Type out the complete listing below word for word, without its pictures.
Start of Given data
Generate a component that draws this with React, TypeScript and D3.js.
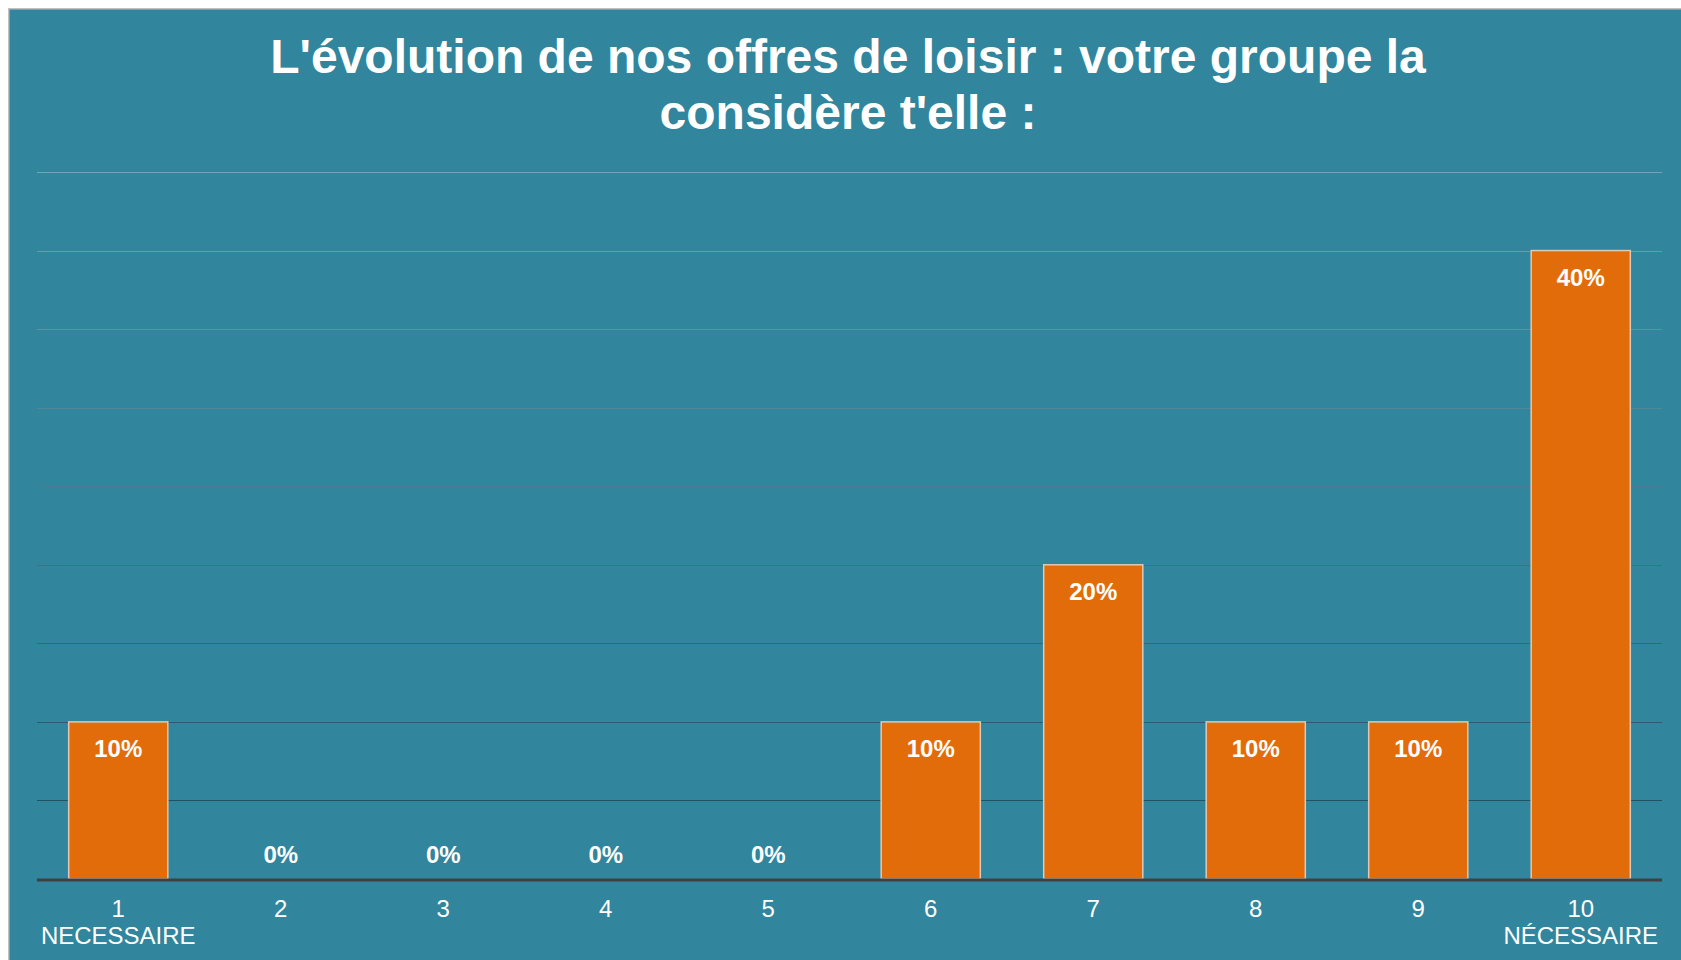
import React from "react";
import * as d3 from "d3";

const categories = ["1", "2", "3", "4", "5", "6", "7", "8", "9", "10"];
const subLabels = ["NECESSAIRE", "", "", "", "", "", "", "", "", "NÉCESSAIRE"];
const values = [0.1, 0, 0, 0, 0, 0.1, 0.2, 0.1, 0.1, 0.4];
const gridTicks = [0.05, 0.1, 0.15, 0.2, 0.25, 0.3, 0.35, 0.4, 0.45];
const titleLines = [
  "L'évolution de nos offres de loisir : votre groupe la",
  "considère t'elle :",
];

const W = 1673;
const H = 952;
const FONT = "'Liberation Sans', Arial, sans-serif";

export default function App() {
  const x = d3.scaleBand<string>().domain(categories).range([29, 1654]).paddingInner(0.39).paddingOuter(0.195);
  const y = d3.scaleLinear().domain([0, 0.45]).range([871, 164]);
  const gridColor = d3.scaleLinear<string>().domain([0.05, 0.45]).range(["#22525f", "#6fa7b7"]).interpolate(d3.interpolateRgb);
  const fmt = d3.format(".0%");
  const [x0, x1] = x.range();

  return (
    <div style={{ position: "fixed", left: 8, top: 8 }}>
      <svg width={W} height={H} style={{ display: "block" }}>
        <rect x={0.75} y={0.75} width={W + 10} height={H + 10} fill="#31859c" stroke="#c0c0c0" strokeWidth={1.5} />
        {titleLines.map((t, i) => (
          <text key={i} x={840} y={65 + i * 56} textAnchor="middle" fill="#ffffff" fontFamily={FONT} fontWeight="bold" fontSize={48}>
            {t}
          </text>
        ))}
        {gridTicks.map((t) => (
          <line key={t} x1={x0} x2={x1} y1={Math.round(y(t)) + 0.5} y2={Math.round(y(t)) + 0.5} stroke={gridColor(t)} strokeWidth={1.2} />
        ))}
        {categories.map((c, i) => {
          const v = values[i];
          const bx = x(c)!;
          const bw = x.bandwidth();
          return (
            <g key={c}>
              {v > 0 && (
                <rect x={bx} y={y(v)} width={bw} height={y(0) - y(v)} fill="#e36c0a" stroke="#dcc9b8" strokeWidth={1.5} />
              )}
              <text
                x={bx + bw / 2}
                y={v > 0 ? y(v) + 35 : y(0) - 16}
                textAnchor="middle"
                fill="#ffffff"
                fontFamily={FONT}
                fontWeight="bold"
                fontSize={24}
              >
                {fmt(v)}
              </text>
            </g>
          );
        })}
        <line x1={x0} x2={x1} y1={y(0) + 1} y2={y(0) + 1} stroke="#404040" strokeWidth={3} />
        {categories.map((c, i) => (
          <g key={"t" + c}>
            <text x={x(c)! + x.bandwidth() / 2} y={y(0) + 38} textAnchor="middle" fill="#ffffff" fontFamily={FONT} fontSize={24}>
              {c}
            </text>
            {subLabels[i] && (
              <text x={x(c)! + x.bandwidth() / 2} y={y(0) + 65} textAnchor="middle" fill="#ffffff" fontFamily={FONT} fontSize={24}>
                {subLabels[i]}
              </text>
            )}
          </g>
        ))}
      </svg>
    </div>
  );
}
End of Given data
* **Task result**
Generate a component that draws this with React, TypeScript and D3.js.
import React from "react";
import * as d3 from "d3";

const categories = ["1", "2", "3", "4", "5", "6", "7", "8", "9", "10"];
const subLabels = ["NECESSAIRE", "", "", "", "", "", "", "", "", "NÉCESSAIRE"];
const values = [0.1, 0, 0, 0, 0, 0.1, 0.2, 0.1, 0.1, 0.4];
const gridTicks = [0.05, 0.1, 0.15, 0.2, 0.25, 0.3, 0.35, 0.4, 0.45];
const titleLines = [
  "L'évolution de nos offres de loisir : votre groupe la",
  "considère t'elle :",
];

const W = 1673;
const H = 952;
const FONT = "'Liberation Sans', Arial, sans-serif";

export default function App() {
  const x = d3.scaleBand<string>().domain(categories).range([29, 1654]).paddingInner(0.39).paddingOuter(0.195);
  const y = d3.scaleLinear().domain([0, 0.45]).range([871, 164]);
  const gridColor = d3.scaleLinear<string>().domain([0.05, 0.45]).range(["#22525f", "#6fa7b7"]).interpolate(d3.interpolateRgb);
  const fmt = d3.format(".0%");
  const [x0, x1] = x.range();

  return (
    <div style={{ position: "fixed", left: 8, top: 8 }}>
      <svg width={W} height={H} style={{ display: "block" }}>
        <rect x={0.75} y={0.75} width={W + 10} height={H + 10} fill="#31859c" stroke="#c0c0c0" strokeWidth={1.5} />
        {titleLines.map((t, i) => (
          <text key={i} x={840} y={65 + i * 56} textAnchor="middle" fill="#ffffff" fontFamily={FONT} fontWeight="bold" fontSize={48}>
            {t}
          </text>
        ))}
        {gridTicks.map((t) => (
          <line key={t} x1={x0} x2={x1} y1={Math.round(y(t)) + 0.5} y2={Math.round(y(t)) + 0.5} stroke={gridColor(t)} strokeWidth={1.2} />
        ))}
        {categories.map((c, i) => {
          const v = values[i];
          const bx = x(c)!;
          const bw = x.bandwidth();
          return (
            <g key={c}>
              {v > 0 && (
                <rect x={bx} y={y(v)} width={bw} height={y(0) - y(v)} fill="#e36c0a" stroke="#dcc9b8" strokeWidth={1.5} />
              )}
              <text
                x={bx + bw / 2}
                y={v > 0 ? y(v) + 35 : y(0) - 16}
                textAnchor="middle"
                fill="#ffffff"
                fontFamily={FONT}
                fontWeight="bold"
                fontSize={24}
              >
                {fmt(v)}
              </text>
            </g>
          );
        })}
        <line x1={x0} x2={x1} y1={y(0) + 1} y2={y(0) + 1} stroke="#404040" strokeWidth={3} />
        {categories.map((c, i) => (
          <g key={"t" + c}>
            <text x={x(c)! + x.bandwidth() / 2} y={y(0) + 38} textAnchor="middle" fill="#ffffff" fontFamily={FONT} fontSize={24}>
              {c}
            </text>
            {subLabels[i] && (
              <text x={x(c)! + x.bandwidth() / 2} y={y(0) + 65} textAnchor="middle" fill="#ffffff" fontFamily={FONT} fontSize={24}>
                {subLabels[i]}
              </text>
            )}
          </g>
        ))}
      </svg>
    </div>
  );
}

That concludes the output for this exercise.